Leverage your double materiality assessment to create strategic value

BY Laila Lippert
2 May 2024

Conducting the double materiality assessments and complying with the EU’s new sustainability reporting requirements (CSRD/ESRS) is a steep climb. We’ve noticed a common thread: Companies are looking for ways to turn sustainability reporting from a box-checking exercise into a strategic advantage. We advocate the use of materiality assessment for its original purpose; to inform business strategy to build long-term resilience. In this article, we’ll give you our take on why and how to do that. 

Integrating DMA insights into business strategy and operations

For companies subject to the first wave of the ESRS, the first round of reporting is right around the corner. Most of these companies have completed their initial double materiality assessment (DMA) – i.e. they’ve ranked the significance of various sustainability issues. During the DMA process, strategy and business model links are often overlooked. However, the EU requires explicit disclosure of how a company’s commercial targets, business model, and material sustainability impacts, risks, and opportunities (IROs) are interlinked – signalling a shift in regulatory expectations.

Strategic Integration: ESRS link to business models

What does this mean in practice? According to the EU, companies must explain how their business model and commercial strategy interact with sustainability issues (ESRS 2, §46). This includes detailing where and how the company has societal impacts, financial risks and opportunities across the company’s value chain (ESRS 2 §38). Additionally, companies must show if, how, and when they plan to address these IROs I.e. will the company commit to strategic targets, will they adjust their business model, and are they allocating the necessary resources (ESRS 2, §75, §80 and §81).1

Integrate strategy and business model assessment in the DMA

Given the absence of universally accepted approaches to fulfilling these ESRS requirements, we’ve integrated strategy and business model considerations into our double materiality tool. Hereby, making the commercial link part of the materiality assessment of impacts and financial risks. The challenge is now capitalising on the strategic links and going beyond mere compliance to fully exploit the opportunities presented by the DMA.

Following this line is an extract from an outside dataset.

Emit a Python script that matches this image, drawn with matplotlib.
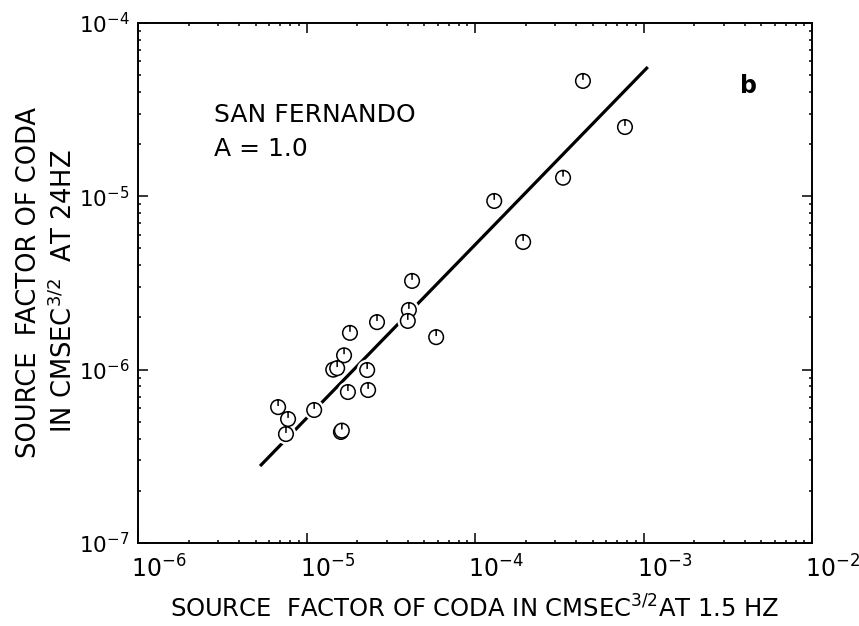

From compliance to commercial value; it’s about using the insights from the DMA to reimagine your business

Despite detailed DMAs, many companies struggle to define what comes next. Common concerns include determining actionable steps for the most critical sustainability topics, identifying business model implications, and embedding the EU’s corporate sustainability principles within the organisational structures.

Translating the DMA results into strategic action by understanding how your business model drives negative impact and opportunities

At this end of the DMA process, we have laid the groundwork for managing and prioritising material IRO, however, no additional value has been derived from the DMA. 

To start working strategically with your material IROs, it is relevant to ask yourself: “If nothing changed, what would each additional EUR earned mean for our material sustainability topics?”  Exploring this question allows you to identify whether and in what ways your current business model might drive negative impacts. E.g. if your business grows will your carbon footprint do the same?

If you aim to grow your business without altering current practices, products or services, you may inevitably escalate negative impacts, i.e. your negative impacts and business model are intrinsically linked. 

Drawing from these insights, the DMA provides a powerful foundation to reimagine your strategy and operational approaches. When managed effectively, material sustainability impacts can be transformed into drivers of commercial success, while enduring long-term resilience. We are excited for these steps to come, where more and more companies’ strategy work takes off in the DMA.  

 

 


 

 

 

1These specific disclosure requirements are outlined in the standard as follows:

  • Disclosing the elements of the strategy that relate to or impact sustainability matters, business model and value chain (ESRS 2 §38)
  • Disclosing the interaction between the company’s material impacts and its strategy and business model (ESRS 2, §46)
  • Disclose any metrics that are used to evaluate performance and effectiveness, in relation to a material impact, risk or opportunity (ESRS 2, §75).
  • Disclose the measurable, outcome-oriented and time-bound targets on material sustainability matters set to assess progress (ESRS 2, §80).
  • If the undertaking has not set any measurable outcome-oriented targets
    • (a) it may disclose whether such targets will be set and the timeframe for setting them, or the reasons why the undertaking does not plan to set such targets (ESRS 2, §81a).
    • (b) it shall disclose whether it nevertheless tracks the effectiveness of its policies and actions in relation to the material sustainability-related impact, risk and opportunity (ESRS 2, §81b).